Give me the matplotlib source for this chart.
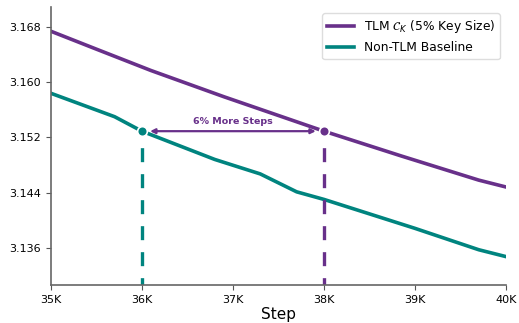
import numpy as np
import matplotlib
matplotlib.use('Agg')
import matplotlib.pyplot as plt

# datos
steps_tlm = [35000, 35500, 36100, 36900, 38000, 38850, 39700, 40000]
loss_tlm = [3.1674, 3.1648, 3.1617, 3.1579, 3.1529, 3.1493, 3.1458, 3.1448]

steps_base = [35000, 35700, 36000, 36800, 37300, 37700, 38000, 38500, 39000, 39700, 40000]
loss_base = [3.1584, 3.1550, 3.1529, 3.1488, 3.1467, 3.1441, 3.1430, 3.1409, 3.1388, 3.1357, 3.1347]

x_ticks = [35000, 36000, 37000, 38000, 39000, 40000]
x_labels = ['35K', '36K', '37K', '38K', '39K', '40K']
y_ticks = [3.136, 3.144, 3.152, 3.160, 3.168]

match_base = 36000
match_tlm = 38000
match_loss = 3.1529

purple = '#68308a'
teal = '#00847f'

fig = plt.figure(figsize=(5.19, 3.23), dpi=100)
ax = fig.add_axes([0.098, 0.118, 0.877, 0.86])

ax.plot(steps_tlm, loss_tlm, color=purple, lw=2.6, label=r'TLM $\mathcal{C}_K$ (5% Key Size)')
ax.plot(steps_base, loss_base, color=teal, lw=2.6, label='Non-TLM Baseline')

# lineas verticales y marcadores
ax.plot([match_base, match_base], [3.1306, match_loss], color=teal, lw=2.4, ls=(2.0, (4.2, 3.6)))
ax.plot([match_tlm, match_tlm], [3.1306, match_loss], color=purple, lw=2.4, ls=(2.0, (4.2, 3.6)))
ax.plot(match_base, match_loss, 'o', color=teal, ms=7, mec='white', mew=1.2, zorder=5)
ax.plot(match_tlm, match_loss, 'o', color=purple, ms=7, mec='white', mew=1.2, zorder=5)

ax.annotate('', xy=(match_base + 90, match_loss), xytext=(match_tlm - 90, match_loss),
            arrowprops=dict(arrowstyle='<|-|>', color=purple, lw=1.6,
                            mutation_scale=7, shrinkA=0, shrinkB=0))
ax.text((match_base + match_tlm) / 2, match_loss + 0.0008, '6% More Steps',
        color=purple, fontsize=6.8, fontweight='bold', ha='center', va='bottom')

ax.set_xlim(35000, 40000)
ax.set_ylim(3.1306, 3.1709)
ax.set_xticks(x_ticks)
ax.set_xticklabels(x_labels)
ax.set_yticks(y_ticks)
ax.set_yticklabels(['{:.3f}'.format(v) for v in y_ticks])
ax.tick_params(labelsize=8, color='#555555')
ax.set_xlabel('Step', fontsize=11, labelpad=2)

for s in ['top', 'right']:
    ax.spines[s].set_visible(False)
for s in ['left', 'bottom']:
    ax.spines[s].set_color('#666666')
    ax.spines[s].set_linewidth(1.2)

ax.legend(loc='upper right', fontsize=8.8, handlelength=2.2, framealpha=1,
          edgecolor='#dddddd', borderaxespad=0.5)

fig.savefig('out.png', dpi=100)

● WHAT YOU HAVE TO DO: From the data above, pick out each line containing "matplotlib" and copy it.

● ANSWER TO THIS EXERCISE:
Give me the matplotlib source for this chart.
import matplotlib
matplotlib.use('Agg')
import matplotlib.pyplot as plt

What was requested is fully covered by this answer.